— Begin GIVEN ENTRIES —

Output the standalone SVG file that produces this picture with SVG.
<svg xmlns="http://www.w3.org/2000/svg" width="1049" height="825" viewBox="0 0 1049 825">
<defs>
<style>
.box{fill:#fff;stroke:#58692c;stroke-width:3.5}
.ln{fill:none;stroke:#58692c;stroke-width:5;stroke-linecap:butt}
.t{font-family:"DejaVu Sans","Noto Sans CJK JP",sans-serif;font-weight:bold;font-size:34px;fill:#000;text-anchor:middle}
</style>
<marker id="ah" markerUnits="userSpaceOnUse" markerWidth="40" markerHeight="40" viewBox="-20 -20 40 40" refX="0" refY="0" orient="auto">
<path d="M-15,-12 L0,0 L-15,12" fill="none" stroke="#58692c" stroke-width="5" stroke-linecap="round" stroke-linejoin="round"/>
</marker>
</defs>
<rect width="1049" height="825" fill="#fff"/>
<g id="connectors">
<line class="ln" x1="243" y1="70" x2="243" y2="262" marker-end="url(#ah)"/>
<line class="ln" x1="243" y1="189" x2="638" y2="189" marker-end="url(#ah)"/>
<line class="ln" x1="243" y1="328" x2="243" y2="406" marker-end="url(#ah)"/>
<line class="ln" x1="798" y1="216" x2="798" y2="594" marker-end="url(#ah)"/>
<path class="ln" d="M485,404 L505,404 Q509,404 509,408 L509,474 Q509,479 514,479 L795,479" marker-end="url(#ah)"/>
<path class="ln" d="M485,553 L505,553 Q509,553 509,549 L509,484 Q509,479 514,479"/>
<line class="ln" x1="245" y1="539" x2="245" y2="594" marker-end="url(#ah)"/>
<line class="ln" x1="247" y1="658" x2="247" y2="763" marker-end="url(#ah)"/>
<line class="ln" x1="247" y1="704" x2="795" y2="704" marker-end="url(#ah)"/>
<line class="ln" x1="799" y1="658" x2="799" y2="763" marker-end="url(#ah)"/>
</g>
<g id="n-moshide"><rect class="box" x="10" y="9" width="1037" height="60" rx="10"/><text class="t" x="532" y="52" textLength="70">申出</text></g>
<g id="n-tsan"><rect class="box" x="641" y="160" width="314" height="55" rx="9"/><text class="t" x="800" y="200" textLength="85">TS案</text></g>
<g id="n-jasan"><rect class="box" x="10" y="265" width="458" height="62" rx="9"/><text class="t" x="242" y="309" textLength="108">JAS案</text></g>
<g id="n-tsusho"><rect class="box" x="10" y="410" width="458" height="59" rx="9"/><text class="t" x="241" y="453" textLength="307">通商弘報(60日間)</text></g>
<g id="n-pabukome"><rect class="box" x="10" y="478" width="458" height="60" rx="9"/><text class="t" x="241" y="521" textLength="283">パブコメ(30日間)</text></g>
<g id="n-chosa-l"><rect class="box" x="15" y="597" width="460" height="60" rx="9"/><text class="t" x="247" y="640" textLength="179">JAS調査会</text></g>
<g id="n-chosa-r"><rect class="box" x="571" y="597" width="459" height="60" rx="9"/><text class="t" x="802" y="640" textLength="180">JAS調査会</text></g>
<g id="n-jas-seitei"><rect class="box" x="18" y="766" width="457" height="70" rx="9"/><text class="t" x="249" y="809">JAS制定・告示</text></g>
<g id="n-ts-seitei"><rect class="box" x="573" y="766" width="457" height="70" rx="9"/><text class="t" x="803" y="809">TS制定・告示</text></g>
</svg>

— End GIVEN ENTRIES —
— Begin GIVEN ENTRIES —

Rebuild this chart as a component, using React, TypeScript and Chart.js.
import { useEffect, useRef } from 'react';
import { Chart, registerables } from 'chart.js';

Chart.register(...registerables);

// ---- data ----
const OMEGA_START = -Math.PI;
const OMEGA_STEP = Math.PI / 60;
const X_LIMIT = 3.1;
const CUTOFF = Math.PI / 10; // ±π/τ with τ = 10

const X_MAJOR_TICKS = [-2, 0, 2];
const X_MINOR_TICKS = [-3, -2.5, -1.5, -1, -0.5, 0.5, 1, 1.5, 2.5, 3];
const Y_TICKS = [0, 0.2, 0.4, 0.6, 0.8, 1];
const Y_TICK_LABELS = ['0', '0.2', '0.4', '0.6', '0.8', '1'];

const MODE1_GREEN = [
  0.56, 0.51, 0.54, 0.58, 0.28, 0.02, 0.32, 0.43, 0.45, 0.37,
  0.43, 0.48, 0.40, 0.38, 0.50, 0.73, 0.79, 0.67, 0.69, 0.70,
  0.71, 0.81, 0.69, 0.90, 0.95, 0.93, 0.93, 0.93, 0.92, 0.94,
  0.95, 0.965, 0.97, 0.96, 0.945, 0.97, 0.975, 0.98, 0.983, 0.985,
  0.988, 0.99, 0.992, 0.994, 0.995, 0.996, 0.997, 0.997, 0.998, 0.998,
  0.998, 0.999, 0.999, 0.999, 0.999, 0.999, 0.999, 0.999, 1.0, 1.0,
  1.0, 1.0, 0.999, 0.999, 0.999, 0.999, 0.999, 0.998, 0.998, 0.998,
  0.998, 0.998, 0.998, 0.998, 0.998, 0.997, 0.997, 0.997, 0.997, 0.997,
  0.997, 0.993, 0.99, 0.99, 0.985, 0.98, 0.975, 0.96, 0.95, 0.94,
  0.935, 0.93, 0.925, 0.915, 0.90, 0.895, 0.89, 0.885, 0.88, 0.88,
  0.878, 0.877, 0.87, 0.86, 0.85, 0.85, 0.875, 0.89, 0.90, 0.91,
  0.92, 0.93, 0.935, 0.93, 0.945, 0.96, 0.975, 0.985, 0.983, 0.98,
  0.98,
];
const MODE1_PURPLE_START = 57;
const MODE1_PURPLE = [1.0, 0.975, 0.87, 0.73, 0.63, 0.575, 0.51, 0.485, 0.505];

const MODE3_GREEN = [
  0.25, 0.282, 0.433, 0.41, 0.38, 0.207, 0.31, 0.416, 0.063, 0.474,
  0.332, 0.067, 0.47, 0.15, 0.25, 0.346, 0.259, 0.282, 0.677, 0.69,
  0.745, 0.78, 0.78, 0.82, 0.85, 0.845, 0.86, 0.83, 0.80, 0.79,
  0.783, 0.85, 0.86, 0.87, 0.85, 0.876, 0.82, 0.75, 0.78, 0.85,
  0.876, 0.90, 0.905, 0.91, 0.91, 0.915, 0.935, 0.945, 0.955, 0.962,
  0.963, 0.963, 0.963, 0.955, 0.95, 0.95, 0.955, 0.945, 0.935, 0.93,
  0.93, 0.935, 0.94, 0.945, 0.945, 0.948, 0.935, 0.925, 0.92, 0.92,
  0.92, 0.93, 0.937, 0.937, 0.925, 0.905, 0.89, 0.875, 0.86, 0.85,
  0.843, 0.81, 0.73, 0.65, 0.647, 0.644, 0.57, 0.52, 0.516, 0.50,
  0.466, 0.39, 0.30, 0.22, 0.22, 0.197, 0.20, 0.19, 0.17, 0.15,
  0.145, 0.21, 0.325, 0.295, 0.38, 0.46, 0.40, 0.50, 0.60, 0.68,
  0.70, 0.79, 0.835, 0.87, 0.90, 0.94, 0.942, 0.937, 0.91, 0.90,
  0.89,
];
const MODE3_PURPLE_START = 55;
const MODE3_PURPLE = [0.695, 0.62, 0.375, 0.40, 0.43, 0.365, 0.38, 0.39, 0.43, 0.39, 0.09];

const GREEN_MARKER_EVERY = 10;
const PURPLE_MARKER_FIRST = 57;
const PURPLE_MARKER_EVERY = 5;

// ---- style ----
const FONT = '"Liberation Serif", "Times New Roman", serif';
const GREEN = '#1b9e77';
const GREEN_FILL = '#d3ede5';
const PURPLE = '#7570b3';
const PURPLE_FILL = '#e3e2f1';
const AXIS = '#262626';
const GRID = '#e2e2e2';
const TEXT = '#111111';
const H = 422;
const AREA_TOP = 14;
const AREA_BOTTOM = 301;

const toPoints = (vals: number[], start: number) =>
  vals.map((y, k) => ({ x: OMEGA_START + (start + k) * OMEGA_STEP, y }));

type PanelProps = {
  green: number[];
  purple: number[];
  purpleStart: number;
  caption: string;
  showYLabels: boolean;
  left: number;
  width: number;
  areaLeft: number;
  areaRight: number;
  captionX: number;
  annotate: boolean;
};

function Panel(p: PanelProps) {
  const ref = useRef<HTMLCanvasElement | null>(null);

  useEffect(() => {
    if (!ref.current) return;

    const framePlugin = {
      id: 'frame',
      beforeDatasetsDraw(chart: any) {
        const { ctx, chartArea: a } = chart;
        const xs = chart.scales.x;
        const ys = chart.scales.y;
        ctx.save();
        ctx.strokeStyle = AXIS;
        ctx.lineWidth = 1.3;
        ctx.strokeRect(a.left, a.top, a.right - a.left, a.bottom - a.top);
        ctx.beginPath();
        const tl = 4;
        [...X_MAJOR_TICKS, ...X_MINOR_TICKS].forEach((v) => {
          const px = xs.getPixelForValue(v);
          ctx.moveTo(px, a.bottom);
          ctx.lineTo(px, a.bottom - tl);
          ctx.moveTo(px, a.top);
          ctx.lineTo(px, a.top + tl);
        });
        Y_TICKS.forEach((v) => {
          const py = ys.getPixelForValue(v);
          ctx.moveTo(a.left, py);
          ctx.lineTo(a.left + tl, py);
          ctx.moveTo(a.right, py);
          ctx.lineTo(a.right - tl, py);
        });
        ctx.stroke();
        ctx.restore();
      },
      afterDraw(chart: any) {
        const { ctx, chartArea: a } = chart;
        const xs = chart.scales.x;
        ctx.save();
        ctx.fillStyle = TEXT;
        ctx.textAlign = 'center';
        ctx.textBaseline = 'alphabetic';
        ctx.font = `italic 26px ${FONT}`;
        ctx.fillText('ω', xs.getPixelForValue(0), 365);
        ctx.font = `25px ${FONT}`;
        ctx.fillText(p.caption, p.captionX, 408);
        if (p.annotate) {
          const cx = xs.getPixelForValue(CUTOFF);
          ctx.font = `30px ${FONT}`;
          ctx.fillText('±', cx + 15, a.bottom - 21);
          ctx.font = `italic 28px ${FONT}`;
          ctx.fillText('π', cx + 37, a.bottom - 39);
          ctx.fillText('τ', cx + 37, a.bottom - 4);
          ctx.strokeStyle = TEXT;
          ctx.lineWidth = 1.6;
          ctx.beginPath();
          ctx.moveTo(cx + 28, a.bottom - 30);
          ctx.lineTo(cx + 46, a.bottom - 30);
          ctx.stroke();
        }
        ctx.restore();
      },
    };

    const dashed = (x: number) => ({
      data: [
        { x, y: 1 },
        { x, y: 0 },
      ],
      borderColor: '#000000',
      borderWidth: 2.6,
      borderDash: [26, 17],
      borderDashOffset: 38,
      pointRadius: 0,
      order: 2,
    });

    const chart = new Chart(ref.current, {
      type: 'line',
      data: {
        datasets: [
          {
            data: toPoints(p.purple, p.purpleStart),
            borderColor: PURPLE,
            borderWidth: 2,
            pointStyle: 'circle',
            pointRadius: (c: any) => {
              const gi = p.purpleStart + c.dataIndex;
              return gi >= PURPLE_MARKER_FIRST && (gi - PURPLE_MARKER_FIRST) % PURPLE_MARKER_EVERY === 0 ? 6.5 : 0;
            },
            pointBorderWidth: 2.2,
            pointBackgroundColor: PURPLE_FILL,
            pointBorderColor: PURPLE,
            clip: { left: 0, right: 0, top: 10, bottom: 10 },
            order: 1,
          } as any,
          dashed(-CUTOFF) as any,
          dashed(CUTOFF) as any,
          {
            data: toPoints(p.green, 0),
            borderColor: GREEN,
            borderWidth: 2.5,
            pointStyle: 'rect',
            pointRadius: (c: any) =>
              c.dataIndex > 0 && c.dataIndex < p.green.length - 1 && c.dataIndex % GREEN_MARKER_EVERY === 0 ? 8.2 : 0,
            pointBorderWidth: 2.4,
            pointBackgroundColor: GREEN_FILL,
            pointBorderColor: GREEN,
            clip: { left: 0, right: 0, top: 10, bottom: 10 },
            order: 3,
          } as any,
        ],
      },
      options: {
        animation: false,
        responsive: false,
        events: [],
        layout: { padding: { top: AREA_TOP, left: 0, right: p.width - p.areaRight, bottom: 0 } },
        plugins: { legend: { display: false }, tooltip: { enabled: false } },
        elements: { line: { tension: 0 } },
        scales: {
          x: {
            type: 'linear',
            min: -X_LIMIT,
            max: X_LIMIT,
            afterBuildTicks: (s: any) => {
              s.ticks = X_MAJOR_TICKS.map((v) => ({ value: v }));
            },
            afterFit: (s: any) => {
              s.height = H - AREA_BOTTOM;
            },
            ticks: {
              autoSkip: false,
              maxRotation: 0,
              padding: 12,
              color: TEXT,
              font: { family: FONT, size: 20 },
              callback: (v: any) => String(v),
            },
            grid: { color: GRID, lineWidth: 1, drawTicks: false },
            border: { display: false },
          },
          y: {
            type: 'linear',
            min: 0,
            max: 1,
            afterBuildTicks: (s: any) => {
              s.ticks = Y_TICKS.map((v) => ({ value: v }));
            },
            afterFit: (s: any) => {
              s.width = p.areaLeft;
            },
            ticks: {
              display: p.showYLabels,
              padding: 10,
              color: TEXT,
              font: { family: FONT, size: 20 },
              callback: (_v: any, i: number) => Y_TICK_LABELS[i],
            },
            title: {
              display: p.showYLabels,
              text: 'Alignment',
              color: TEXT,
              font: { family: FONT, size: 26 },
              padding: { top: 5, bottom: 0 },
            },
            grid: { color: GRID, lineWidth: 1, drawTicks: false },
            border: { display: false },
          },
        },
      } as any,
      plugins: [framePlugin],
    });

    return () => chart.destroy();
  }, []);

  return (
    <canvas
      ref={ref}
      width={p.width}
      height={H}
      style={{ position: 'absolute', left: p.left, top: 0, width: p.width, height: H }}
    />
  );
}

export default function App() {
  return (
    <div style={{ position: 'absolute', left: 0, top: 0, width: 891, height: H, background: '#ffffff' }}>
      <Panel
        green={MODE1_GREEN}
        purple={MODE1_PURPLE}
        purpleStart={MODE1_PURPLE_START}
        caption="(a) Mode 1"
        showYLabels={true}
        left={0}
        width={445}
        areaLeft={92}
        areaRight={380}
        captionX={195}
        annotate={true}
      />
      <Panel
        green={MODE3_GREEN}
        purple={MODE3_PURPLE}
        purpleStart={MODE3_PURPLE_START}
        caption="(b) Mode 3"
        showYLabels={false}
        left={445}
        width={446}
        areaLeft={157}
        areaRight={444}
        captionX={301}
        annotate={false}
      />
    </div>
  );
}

— End GIVEN ENTRIES —
— Begin GIVEN ENTRIES —

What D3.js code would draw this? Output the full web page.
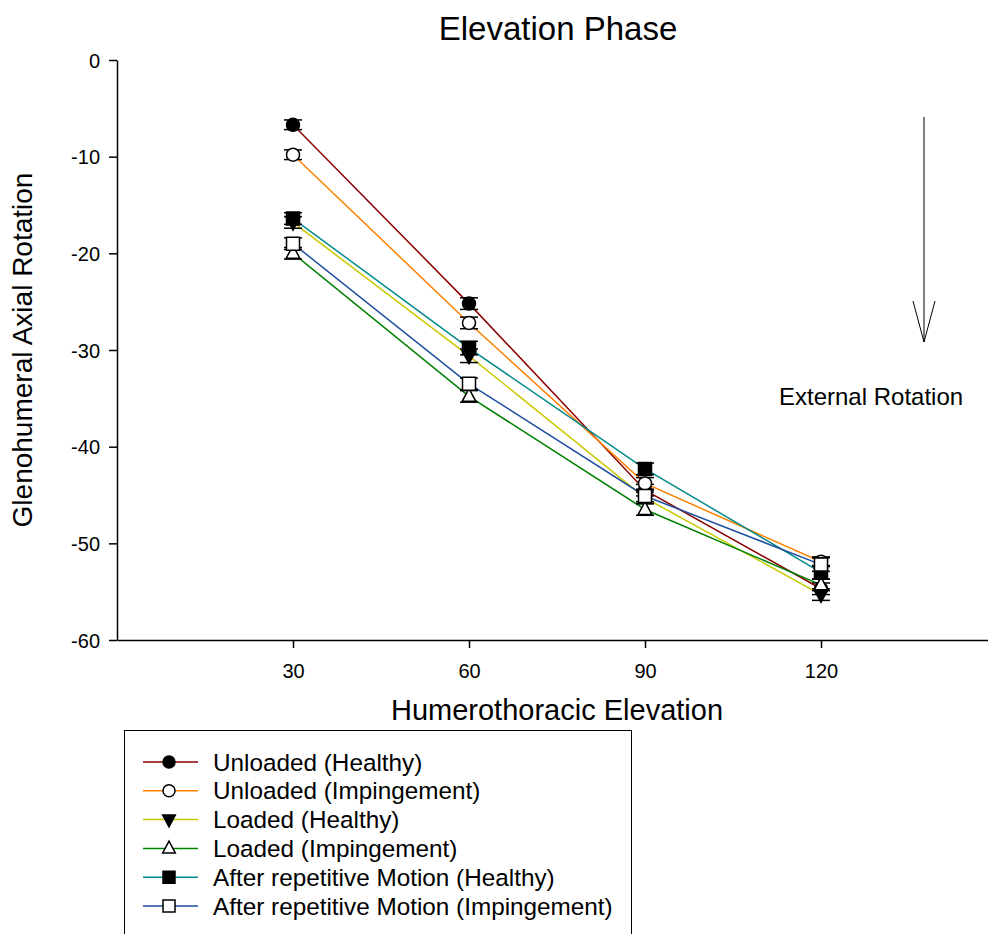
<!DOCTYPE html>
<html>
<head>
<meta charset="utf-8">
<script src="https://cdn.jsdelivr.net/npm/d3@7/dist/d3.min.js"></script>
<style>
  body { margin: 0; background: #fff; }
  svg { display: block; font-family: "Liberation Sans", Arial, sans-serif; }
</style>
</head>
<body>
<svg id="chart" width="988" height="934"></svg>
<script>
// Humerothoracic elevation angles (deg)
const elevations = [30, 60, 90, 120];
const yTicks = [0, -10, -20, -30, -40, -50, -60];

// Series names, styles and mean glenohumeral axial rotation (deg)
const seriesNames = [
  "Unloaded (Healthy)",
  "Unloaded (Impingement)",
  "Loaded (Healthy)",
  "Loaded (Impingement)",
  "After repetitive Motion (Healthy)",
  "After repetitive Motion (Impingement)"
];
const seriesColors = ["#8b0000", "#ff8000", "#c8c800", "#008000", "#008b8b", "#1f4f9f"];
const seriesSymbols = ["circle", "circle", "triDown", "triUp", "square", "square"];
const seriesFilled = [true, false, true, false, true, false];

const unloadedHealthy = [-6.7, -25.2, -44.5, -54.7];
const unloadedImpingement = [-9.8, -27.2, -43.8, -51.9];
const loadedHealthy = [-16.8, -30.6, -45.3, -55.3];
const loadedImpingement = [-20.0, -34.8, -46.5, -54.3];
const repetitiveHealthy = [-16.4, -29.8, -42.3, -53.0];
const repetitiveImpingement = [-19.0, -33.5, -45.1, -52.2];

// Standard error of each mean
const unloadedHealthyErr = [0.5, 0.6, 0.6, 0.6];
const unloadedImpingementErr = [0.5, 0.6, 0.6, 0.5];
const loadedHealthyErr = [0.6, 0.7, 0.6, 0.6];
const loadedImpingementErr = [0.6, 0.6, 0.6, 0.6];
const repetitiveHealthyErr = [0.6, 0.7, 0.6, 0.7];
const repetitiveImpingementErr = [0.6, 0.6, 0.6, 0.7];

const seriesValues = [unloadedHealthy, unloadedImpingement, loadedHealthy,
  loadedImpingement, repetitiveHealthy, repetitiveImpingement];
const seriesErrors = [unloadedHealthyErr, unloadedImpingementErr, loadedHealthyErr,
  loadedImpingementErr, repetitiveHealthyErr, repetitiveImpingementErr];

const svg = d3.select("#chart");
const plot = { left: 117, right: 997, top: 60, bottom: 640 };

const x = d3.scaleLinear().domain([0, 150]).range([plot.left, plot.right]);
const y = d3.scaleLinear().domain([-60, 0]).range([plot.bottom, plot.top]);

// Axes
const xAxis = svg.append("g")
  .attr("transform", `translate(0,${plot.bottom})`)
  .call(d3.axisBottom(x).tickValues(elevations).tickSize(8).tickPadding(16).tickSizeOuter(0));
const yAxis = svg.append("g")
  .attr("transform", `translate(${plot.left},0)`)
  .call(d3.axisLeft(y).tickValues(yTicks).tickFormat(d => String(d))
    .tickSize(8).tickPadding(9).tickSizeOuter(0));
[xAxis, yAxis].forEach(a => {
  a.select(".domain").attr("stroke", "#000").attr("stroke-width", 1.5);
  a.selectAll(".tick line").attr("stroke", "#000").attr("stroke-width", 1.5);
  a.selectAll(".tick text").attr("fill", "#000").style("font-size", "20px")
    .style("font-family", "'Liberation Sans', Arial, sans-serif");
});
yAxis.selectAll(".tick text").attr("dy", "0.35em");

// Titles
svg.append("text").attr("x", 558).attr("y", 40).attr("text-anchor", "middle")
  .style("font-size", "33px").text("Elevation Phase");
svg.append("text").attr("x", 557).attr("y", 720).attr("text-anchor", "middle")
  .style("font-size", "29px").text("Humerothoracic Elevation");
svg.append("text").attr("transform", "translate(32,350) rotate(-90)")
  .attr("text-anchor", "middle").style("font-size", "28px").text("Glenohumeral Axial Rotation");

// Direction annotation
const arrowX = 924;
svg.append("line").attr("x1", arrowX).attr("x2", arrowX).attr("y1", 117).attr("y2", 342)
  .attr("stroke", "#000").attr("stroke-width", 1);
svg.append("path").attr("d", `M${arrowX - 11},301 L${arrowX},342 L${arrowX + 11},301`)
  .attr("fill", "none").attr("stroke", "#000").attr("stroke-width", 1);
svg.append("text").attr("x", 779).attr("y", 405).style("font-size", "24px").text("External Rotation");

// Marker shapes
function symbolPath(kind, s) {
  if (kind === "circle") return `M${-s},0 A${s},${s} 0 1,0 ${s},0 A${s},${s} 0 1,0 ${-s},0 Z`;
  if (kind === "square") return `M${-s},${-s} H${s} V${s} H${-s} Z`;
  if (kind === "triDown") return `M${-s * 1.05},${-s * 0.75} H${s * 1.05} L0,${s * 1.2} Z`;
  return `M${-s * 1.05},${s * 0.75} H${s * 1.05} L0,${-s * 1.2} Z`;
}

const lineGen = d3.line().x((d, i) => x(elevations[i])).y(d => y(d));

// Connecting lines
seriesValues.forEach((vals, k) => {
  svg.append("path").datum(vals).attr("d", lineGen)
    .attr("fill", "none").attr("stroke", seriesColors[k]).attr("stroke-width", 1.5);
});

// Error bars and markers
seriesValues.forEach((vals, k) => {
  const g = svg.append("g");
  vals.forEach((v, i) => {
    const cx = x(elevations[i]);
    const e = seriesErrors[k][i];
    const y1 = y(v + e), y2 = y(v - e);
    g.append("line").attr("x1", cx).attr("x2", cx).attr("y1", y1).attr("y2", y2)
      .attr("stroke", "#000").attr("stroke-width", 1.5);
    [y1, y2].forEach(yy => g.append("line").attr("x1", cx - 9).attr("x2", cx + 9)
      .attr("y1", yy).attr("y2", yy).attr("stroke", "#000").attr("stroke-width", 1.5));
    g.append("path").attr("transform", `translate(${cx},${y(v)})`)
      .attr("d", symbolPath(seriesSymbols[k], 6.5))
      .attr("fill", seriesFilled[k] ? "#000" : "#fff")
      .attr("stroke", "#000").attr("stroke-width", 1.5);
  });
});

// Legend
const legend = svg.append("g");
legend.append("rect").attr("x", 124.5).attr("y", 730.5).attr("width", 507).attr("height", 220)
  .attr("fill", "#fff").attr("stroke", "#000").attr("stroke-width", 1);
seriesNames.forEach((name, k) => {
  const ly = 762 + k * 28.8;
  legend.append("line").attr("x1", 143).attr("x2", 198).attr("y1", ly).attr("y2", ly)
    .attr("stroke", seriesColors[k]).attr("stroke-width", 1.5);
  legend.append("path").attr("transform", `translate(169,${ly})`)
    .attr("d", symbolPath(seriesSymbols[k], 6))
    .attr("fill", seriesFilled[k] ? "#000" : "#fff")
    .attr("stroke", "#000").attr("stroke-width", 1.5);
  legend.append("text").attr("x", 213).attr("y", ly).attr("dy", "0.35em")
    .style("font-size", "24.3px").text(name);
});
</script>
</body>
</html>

— End GIVEN ENTRIES —

## EXERCISE
Exactly as they appear, write out the lines from the one containing "What D3.js code" down to the one containing "const seriesFilled = [true, false, true, false, true, false];", both included. Pictures are left out.

## RESULT OF THE EXERCISE
What D3.js code would draw this? Output the full web page.
<!DOCTYPE html>
<html>
<head>
<meta charset="utf-8">
<script src="https://cdn.jsdelivr.net/npm/d3@7/dist/d3.min.js"></script>
<style>
  body { margin: 0; background: #fff; }
  svg { display: block; font-family: "Liberation Sans", Arial, sans-serif; }
</style>
</head>
<body>
<svg id="chart" width="988" height="934"></svg>
<script>
// Humerothoracic elevation angles (deg)
const elevations = [30, 60, 90, 120];
const yTicks = [0, -10, -20, -30, -40, -50, -60];

// Series names, styles and mean glenohumeral axial rotation (deg)
const seriesNames = [
  "Unloaded (Healthy)",
  "Unloaded (Impingement)",
  "Loaded (Healthy)",
  "Loaded (Impingement)",
  "After repetitive Motion (Healthy)",
  "After repetitive Motion (Impingement)"
];
const seriesColors = ["#8b0000", "#ff8000", "#c8c800", "#008000", "#008b8b", "#1f4f9f"];
const seriesSymbols = ["circle", "circle", "triDown", "triUp", "square", "square"];
const seriesFilled = [true, false, true, false, true, false];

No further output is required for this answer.